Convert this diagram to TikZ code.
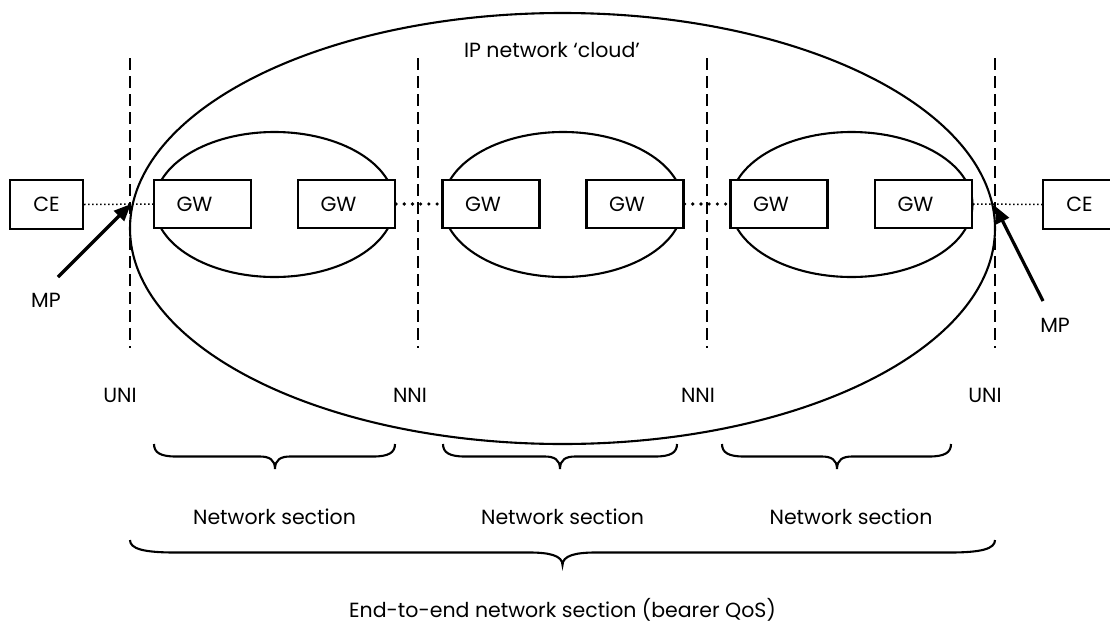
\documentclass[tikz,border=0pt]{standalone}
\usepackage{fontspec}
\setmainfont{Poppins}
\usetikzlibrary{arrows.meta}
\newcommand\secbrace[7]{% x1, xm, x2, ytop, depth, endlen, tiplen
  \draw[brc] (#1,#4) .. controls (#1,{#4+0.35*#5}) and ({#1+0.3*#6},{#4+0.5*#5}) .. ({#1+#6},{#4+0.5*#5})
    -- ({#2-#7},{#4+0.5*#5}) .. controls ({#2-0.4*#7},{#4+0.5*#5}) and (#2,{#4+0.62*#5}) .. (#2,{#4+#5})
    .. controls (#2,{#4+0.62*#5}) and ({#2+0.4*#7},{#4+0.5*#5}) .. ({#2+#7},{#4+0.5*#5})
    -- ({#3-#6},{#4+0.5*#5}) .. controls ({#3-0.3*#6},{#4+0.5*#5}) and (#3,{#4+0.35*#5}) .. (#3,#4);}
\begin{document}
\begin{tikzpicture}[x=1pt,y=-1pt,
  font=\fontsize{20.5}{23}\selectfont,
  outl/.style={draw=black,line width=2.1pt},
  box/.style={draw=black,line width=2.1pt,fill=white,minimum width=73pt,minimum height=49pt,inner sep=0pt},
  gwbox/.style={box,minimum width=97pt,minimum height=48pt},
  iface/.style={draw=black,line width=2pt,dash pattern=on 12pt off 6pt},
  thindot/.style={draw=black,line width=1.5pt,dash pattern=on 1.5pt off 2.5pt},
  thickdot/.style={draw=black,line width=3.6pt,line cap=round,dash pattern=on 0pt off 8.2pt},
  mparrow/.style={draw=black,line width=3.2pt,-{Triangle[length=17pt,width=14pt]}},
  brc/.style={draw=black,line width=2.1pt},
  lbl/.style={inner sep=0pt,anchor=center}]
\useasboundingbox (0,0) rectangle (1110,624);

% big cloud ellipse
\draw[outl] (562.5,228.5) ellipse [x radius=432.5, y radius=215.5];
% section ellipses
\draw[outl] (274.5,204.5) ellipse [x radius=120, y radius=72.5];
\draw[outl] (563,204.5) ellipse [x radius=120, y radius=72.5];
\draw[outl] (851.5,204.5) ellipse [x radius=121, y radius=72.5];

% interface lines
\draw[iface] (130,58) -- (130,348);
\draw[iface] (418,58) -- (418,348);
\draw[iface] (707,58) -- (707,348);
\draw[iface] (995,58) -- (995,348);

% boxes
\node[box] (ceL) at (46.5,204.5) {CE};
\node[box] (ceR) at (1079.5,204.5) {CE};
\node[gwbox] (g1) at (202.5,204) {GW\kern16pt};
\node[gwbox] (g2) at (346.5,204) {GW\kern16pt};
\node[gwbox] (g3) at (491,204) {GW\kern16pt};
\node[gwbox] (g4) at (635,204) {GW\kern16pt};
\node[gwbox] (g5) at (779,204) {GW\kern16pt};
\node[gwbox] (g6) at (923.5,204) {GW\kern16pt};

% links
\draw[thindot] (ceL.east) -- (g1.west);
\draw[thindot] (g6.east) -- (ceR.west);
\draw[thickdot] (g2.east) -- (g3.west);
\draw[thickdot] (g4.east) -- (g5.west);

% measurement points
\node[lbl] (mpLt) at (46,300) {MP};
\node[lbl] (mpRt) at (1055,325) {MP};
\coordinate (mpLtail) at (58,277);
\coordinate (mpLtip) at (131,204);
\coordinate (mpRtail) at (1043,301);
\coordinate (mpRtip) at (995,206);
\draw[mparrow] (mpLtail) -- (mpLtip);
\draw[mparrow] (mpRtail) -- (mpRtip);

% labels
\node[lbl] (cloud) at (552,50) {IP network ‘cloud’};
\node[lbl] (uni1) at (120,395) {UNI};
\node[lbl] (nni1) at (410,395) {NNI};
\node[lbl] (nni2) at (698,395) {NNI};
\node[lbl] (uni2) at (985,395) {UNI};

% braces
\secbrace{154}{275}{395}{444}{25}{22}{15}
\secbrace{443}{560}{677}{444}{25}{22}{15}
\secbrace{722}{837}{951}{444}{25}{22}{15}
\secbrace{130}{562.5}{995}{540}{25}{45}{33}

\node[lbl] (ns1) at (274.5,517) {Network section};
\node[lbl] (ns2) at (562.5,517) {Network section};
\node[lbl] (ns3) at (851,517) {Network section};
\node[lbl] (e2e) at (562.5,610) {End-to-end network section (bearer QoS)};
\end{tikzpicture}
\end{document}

• **YOUR OBJECTIVE**
Transcribe the listing above verbatim. Omit the pictures.

• **RESPONSE**
Convert this diagram to TikZ code.
\documentclass[tikz,border=0pt]{standalone}
\usepackage{fontspec}
\setmainfont{Poppins}
\usetikzlibrary{arrows.meta}
\newcommand\secbrace[7]{% x1, xm, x2, ytop, depth, endlen, tiplen
  \draw[brc] (#1,#4) .. controls (#1,{#4+0.35*#5}) and ({#1+0.3*#6},{#4+0.5*#5}) .. ({#1+#6},{#4+0.5*#5})
    -- ({#2-#7},{#4+0.5*#5}) .. controls ({#2-0.4*#7},{#4+0.5*#5}) and (#2,{#4+0.62*#5}) .. (#2,{#4+#5})
    .. controls (#2,{#4+0.62*#5}) and ({#2+0.4*#7},{#4+0.5*#5}) .. ({#2+#7},{#4+0.5*#5})
    -- ({#3-#6},{#4+0.5*#5}) .. controls ({#3-0.3*#6},{#4+0.5*#5}) and (#3,{#4+0.35*#5}) .. (#3,#4);}
\begin{document}
\begin{tikzpicture}[x=1pt,y=-1pt,
  font=\fontsize{20.5}{23}\selectfont,
  outl/.style={draw=black,line width=2.1pt},
  box/.style={draw=black,line width=2.1pt,fill=white,minimum width=73pt,minimum height=49pt,inner sep=0pt},
  gwbox/.style={box,minimum width=97pt,minimum height=48pt},
  iface/.style={draw=black,line width=2pt,dash pattern=on 12pt off 6pt},
  thindot/.style={draw=black,line width=1.5pt,dash pattern=on 1.5pt off 2.5pt},
  thickdot/.style={draw=black,line width=3.6pt,line cap=round,dash pattern=on 0pt off 8.2pt},
  mparrow/.style={draw=black,line width=3.2pt,-{Triangle[length=17pt,width=14pt]}},
  brc/.style={draw=black,line width=2.1pt},
  lbl/.style={inner sep=0pt,anchor=center}]
\useasboundingbox (0,0) rectangle (1110,624);

% big cloud ellipse
\draw[outl] (562.5,228.5) ellipse [x radius=432.5, y radius=215.5];
% section ellipses
\draw[outl] (274.5,204.5) ellipse [x radius=120, y radius=72.5];
\draw[outl] (563,204.5) ellipse [x radius=120, y radius=72.5];
\draw[outl] (851.5,204.5) ellipse [x radius=121, y radius=72.5];

% interface lines
\draw[iface] (130,58) -- (130,348);
\draw[iface] (418,58) -- (418,348);
\draw[iface] (707,58) -- (707,348);
\draw[iface] (995,58) -- (995,348);

% boxes
\node[box] (ceL) at (46.5,204.5) {CE};
\node[box] (ceR) at (1079.5,204.5) {CE};
\node[gwbox] (g1) at (202.5,204) {GW\kern16pt};
\node[gwbox] (g2) at (346.5,204) {GW\kern16pt};
\node[gwbox] (g3) at (491,204) {GW\kern16pt};
\node[gwbox] (g4) at (635,204) {GW\kern16pt};
\node[gwbox] (g5) at (779,204) {GW\kern16pt};
\node[gwbox] (g6) at (923.5,204) {GW\kern16pt};

% links
\draw[thindot] (ceL.east) -- (g1.west);
\draw[thindot] (g6.east) -- (ceR.west);
\draw[thickdot] (g2.east) -- (g3.west);
\draw[thickdot] (g4.east) -- (g5.west);

% measurement points
\node[lbl] (mpLt) at (46,300) {MP};
\node[lbl] (mpRt) at (1055,325) {MP};
\coordinate (mpLtail) at (58,277);
\coordinate (mpLtip) at (131,204);
\coordinate (mpRtail) at (1043,301);
\coordinate (mpRtip) at (995,206);
\draw[mparrow] (mpLtail) -- (mpLtip);
\draw[mparrow] (mpRtail) -- (mpRtip);

% labels
\node[lbl] (cloud) at (552,50) {IP network ‘cloud’};
\node[lbl] (uni1) at (120,395) {UNI};
\node[lbl] (nni1) at (410,395) {NNI};
\node[lbl] (nni2) at (698,395) {NNI};
\node[lbl] (uni2) at (985,395) {UNI};

% braces
\secbrace{154}{275}{395}{444}{25}{22}{15}
\secbrace{443}{560}{677}{444}{25}{22}{15}
\secbrace{722}{837}{951}{444}{25}{22}{15}
\secbrace{130}{562.5}{995}{540}{25}{45}{33}

\node[lbl] (ns1) at (274.5,517) {Network section};
\node[lbl] (ns2) at (562.5,517) {Network section};
\node[lbl] (ns3) at (851,517) {Network section};
\node[lbl] (e2e) at (562.5,610) {End-to-end network section (bearer QoS)};
\end{tikzpicture}
\end{document}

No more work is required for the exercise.